> **AIM**: In the data, extract each line that holds the string "LaTeX".

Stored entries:
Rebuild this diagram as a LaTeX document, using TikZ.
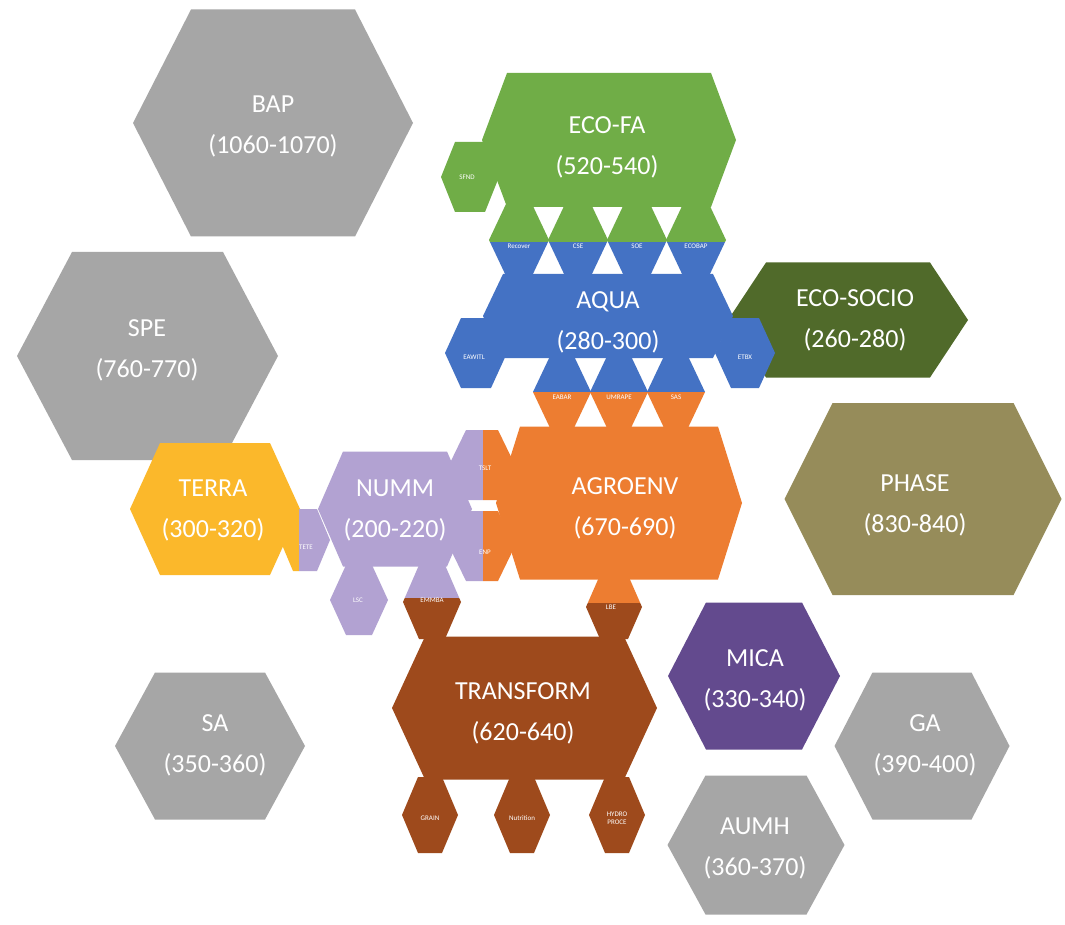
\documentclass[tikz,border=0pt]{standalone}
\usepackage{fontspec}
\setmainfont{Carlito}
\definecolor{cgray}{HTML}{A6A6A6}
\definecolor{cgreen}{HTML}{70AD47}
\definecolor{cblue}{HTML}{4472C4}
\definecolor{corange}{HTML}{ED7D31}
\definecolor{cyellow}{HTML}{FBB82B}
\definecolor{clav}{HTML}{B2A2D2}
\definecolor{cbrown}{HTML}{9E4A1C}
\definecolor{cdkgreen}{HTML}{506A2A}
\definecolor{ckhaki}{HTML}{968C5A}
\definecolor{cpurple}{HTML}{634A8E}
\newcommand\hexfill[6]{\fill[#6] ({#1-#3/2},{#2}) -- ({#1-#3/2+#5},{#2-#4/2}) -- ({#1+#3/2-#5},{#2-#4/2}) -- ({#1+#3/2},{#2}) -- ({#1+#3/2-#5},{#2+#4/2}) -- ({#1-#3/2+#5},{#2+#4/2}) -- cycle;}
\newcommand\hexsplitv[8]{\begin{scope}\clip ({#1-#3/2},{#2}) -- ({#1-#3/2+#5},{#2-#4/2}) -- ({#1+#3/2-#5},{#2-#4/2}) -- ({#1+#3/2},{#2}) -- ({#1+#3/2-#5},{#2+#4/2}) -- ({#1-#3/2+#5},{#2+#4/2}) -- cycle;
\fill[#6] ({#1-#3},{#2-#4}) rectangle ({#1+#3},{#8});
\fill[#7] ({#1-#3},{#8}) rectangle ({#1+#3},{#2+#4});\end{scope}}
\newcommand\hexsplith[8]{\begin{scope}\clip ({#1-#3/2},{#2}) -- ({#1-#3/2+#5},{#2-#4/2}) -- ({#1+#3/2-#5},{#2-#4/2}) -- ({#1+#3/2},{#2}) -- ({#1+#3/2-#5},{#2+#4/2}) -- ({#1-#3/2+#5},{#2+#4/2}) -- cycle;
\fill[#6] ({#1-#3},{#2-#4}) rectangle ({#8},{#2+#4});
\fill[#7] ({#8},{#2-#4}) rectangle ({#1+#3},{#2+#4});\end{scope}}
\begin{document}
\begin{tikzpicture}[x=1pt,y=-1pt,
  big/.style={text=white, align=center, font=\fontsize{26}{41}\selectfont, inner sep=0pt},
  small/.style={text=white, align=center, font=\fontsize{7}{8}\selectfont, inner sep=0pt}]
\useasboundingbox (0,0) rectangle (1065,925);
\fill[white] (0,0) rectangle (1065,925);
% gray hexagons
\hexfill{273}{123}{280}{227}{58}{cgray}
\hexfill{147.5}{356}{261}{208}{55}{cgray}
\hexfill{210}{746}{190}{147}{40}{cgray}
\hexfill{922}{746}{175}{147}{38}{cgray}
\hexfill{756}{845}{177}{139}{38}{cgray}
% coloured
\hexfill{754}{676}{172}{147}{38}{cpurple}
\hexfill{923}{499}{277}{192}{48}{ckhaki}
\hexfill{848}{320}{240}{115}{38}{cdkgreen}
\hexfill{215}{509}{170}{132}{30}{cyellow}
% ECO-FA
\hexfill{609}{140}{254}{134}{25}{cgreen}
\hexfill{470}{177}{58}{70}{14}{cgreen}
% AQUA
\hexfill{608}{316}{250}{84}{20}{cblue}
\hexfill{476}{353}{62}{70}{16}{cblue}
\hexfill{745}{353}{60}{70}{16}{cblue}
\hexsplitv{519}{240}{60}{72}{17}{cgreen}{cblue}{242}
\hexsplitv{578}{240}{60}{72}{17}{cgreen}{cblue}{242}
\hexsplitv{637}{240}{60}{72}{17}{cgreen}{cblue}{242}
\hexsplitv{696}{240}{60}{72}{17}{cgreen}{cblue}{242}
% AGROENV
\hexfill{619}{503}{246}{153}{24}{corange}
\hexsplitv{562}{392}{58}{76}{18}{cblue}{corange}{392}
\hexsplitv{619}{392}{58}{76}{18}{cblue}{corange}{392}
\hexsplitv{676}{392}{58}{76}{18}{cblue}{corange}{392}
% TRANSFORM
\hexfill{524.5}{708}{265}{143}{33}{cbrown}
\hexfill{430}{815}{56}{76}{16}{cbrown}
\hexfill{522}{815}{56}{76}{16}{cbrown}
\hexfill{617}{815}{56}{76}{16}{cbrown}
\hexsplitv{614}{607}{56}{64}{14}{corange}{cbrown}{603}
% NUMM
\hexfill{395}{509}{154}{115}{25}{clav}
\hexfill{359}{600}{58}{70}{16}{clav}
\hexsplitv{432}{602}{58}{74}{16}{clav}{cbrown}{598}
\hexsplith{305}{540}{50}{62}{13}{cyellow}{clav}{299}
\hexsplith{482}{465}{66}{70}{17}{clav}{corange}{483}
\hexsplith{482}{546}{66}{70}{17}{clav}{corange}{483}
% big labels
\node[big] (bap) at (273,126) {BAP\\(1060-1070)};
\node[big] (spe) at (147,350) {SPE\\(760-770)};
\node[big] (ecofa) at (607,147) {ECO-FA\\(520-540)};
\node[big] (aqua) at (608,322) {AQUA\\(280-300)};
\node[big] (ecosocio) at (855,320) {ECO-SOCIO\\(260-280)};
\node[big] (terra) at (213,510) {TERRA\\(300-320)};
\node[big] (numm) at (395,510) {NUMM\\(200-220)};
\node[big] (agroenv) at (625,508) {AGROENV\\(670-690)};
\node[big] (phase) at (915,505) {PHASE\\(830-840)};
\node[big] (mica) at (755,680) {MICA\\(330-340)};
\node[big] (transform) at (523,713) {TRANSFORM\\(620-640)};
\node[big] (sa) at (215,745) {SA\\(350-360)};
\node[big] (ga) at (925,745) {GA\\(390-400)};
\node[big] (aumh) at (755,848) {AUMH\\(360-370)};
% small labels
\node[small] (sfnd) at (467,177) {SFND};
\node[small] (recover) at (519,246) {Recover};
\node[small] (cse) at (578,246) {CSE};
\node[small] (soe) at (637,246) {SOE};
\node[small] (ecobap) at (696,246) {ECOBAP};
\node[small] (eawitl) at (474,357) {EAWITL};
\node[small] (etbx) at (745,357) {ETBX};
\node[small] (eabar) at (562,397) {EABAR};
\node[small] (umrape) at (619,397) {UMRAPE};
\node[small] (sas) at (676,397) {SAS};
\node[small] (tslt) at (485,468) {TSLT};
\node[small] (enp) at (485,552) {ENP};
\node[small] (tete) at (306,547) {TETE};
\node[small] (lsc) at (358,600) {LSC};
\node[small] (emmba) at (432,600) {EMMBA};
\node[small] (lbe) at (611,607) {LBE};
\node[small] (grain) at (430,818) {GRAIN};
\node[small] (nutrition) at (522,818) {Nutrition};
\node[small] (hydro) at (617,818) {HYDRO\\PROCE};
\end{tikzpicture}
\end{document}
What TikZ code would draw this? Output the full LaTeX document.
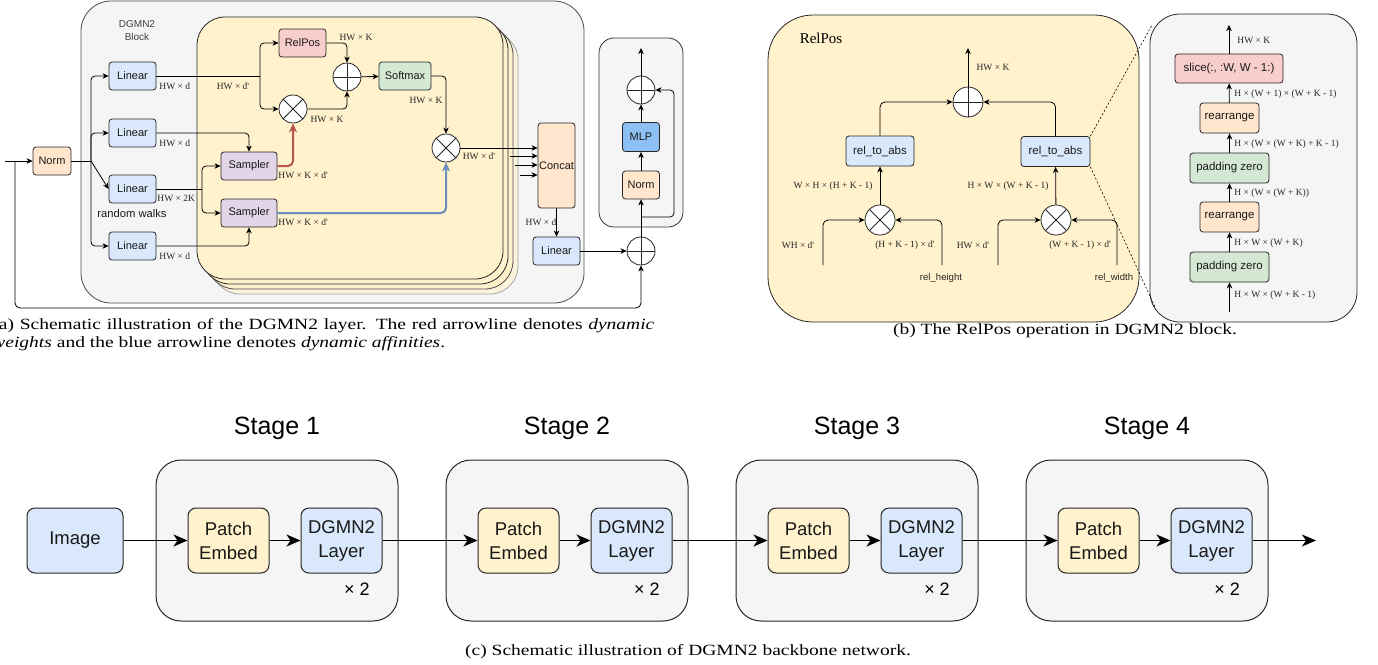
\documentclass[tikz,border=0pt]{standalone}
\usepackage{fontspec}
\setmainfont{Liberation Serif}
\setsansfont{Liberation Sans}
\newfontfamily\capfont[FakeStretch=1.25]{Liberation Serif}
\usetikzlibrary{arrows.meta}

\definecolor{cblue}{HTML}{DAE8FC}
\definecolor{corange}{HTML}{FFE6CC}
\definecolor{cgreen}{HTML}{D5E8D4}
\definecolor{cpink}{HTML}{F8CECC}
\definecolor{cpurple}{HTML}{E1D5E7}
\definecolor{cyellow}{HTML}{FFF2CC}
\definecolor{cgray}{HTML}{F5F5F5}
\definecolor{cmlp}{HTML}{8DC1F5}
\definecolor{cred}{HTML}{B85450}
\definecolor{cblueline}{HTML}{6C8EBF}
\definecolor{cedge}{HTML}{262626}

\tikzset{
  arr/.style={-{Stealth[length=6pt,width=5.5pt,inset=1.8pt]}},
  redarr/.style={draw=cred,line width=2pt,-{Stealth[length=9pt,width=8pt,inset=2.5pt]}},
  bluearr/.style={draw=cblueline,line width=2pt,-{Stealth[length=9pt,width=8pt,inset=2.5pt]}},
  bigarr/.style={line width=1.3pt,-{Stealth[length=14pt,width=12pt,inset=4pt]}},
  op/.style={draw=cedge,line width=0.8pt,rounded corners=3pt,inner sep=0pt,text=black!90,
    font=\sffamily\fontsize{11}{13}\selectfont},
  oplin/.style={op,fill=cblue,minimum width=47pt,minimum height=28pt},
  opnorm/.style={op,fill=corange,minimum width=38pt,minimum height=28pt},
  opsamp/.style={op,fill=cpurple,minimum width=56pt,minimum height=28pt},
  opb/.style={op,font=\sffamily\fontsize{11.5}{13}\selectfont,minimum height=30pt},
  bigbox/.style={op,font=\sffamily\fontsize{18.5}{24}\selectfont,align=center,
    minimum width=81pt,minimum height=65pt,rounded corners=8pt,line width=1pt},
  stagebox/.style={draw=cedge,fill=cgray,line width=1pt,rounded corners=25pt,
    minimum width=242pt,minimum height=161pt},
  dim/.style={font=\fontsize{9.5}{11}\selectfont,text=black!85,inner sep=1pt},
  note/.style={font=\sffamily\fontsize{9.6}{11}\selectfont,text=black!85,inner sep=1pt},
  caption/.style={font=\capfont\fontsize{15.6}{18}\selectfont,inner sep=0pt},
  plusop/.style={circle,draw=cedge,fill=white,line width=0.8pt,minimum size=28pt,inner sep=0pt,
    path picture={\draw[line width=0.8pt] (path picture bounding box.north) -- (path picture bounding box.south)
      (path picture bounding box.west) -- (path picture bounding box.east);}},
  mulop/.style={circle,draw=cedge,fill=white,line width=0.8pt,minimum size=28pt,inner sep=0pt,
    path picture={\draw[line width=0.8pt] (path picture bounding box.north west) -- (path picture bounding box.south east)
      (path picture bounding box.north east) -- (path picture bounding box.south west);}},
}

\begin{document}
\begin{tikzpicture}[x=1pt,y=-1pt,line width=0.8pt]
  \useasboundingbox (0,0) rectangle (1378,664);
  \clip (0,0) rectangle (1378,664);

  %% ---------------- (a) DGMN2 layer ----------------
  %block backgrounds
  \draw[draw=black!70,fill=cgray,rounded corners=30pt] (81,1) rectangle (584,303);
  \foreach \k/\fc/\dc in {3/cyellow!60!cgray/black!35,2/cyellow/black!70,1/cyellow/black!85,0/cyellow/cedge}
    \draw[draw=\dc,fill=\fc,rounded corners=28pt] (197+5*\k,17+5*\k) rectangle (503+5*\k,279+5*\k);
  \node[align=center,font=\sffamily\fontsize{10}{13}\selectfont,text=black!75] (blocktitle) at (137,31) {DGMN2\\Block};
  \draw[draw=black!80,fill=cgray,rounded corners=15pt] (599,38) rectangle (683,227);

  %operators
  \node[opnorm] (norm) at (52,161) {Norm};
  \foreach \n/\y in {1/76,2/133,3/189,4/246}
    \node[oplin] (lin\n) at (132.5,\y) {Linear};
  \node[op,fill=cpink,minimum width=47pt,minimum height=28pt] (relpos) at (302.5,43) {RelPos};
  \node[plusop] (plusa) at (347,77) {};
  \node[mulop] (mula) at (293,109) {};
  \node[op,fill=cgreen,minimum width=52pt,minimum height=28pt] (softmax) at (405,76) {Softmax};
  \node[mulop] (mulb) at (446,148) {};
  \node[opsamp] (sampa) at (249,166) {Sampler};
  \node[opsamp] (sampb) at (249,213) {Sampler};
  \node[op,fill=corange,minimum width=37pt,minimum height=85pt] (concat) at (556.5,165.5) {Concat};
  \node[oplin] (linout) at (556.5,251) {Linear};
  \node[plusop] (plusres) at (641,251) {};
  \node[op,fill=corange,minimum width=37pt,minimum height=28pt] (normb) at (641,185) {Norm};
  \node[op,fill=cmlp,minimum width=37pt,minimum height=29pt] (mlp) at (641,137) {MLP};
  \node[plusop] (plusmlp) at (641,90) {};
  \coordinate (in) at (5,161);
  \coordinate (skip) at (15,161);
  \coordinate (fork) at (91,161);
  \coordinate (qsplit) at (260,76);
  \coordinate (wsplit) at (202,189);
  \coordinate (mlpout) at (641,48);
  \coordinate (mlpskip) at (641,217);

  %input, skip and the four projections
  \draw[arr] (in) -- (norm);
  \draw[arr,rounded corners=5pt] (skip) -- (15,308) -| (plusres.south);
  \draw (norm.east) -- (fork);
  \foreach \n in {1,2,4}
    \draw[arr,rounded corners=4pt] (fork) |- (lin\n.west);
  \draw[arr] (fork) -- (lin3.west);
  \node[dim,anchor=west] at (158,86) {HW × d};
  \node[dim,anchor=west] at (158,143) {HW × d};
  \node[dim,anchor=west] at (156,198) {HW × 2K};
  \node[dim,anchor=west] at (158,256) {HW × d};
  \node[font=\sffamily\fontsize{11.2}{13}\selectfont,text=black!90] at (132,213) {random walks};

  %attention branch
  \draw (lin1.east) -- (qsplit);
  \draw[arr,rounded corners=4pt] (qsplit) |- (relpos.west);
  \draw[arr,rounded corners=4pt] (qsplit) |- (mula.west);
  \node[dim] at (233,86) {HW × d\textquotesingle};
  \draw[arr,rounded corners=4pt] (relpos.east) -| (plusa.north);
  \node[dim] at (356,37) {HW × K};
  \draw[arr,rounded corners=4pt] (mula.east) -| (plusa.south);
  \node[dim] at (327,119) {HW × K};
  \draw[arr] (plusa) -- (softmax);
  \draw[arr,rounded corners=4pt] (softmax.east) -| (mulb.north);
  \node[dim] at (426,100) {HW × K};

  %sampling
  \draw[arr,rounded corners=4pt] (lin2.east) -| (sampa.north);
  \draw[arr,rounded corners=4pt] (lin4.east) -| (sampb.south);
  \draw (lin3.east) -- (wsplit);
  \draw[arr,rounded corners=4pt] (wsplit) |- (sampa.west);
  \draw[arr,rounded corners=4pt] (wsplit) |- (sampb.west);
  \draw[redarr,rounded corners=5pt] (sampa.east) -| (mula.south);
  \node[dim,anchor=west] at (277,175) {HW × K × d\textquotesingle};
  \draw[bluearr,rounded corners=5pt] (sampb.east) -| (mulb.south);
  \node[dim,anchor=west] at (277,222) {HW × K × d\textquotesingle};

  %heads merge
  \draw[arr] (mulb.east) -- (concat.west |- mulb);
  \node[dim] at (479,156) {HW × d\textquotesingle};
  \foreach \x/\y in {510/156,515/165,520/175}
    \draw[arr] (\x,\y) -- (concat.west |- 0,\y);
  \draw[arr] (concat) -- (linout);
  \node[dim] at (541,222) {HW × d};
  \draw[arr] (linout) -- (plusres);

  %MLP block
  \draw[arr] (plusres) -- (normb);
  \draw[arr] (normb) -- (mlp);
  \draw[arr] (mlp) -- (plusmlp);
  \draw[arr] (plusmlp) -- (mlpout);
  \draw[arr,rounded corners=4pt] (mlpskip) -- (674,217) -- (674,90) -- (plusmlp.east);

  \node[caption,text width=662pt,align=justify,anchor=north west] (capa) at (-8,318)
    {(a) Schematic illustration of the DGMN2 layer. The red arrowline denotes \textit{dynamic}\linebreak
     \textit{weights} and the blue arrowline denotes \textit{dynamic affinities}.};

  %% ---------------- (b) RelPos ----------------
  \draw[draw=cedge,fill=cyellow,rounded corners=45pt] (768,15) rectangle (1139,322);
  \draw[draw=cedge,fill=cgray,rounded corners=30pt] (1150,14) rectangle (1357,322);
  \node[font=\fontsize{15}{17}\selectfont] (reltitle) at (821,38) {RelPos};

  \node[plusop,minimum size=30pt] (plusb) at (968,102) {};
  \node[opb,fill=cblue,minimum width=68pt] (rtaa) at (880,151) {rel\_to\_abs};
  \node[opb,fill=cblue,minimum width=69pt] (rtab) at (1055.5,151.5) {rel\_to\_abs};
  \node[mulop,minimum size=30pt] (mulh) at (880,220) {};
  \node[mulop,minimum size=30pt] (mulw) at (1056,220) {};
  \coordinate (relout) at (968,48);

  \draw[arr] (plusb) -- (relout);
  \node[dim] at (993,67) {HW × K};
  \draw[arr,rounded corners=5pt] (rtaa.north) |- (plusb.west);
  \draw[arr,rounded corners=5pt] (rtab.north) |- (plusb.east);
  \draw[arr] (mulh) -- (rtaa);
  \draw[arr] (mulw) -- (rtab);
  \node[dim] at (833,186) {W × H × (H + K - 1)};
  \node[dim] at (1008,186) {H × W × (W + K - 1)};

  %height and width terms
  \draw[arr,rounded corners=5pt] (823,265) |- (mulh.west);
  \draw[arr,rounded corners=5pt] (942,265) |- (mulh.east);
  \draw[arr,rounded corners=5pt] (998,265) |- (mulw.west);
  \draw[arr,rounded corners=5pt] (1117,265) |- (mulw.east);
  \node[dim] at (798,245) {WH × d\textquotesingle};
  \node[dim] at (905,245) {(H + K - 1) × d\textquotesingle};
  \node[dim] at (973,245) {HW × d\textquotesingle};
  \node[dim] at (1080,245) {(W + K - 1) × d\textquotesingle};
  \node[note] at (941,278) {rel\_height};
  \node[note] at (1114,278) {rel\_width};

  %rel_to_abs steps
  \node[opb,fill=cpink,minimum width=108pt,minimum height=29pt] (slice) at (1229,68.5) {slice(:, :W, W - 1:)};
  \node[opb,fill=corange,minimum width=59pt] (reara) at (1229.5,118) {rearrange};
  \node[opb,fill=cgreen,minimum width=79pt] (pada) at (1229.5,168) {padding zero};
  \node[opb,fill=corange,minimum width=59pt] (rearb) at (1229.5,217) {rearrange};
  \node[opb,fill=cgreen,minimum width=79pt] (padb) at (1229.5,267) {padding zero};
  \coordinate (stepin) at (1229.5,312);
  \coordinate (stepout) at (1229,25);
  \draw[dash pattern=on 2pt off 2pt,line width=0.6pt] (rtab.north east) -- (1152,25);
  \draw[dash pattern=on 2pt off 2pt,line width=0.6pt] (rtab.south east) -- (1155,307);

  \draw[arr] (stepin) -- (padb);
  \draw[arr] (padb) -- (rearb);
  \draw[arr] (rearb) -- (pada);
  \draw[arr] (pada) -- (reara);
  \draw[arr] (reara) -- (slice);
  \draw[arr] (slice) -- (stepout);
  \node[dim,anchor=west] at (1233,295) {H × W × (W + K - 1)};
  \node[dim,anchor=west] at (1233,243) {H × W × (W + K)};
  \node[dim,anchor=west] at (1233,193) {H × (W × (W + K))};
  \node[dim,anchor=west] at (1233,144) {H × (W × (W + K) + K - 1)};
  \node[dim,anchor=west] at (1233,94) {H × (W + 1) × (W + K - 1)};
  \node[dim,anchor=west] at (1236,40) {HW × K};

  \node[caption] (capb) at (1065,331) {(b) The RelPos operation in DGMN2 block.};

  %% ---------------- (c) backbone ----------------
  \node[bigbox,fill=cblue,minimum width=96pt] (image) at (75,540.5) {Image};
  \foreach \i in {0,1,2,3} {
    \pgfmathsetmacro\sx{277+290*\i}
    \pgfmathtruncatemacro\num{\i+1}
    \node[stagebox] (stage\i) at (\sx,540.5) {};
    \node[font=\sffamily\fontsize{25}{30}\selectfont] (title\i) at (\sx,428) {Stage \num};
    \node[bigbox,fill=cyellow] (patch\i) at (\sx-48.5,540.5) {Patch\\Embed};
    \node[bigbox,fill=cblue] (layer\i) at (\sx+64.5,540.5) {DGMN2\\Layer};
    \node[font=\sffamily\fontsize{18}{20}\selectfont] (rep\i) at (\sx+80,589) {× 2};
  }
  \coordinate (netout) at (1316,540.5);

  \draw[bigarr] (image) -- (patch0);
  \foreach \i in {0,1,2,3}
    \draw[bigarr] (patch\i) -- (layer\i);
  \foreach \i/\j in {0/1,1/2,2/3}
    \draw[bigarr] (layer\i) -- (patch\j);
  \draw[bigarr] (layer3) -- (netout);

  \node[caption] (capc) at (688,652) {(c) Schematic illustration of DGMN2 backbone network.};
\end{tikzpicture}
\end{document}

> **SOLVED PROBLEM**:
Rebuild this diagram as a LaTeX document, using TikZ.
What TikZ code would draw this? Output the full LaTeX document.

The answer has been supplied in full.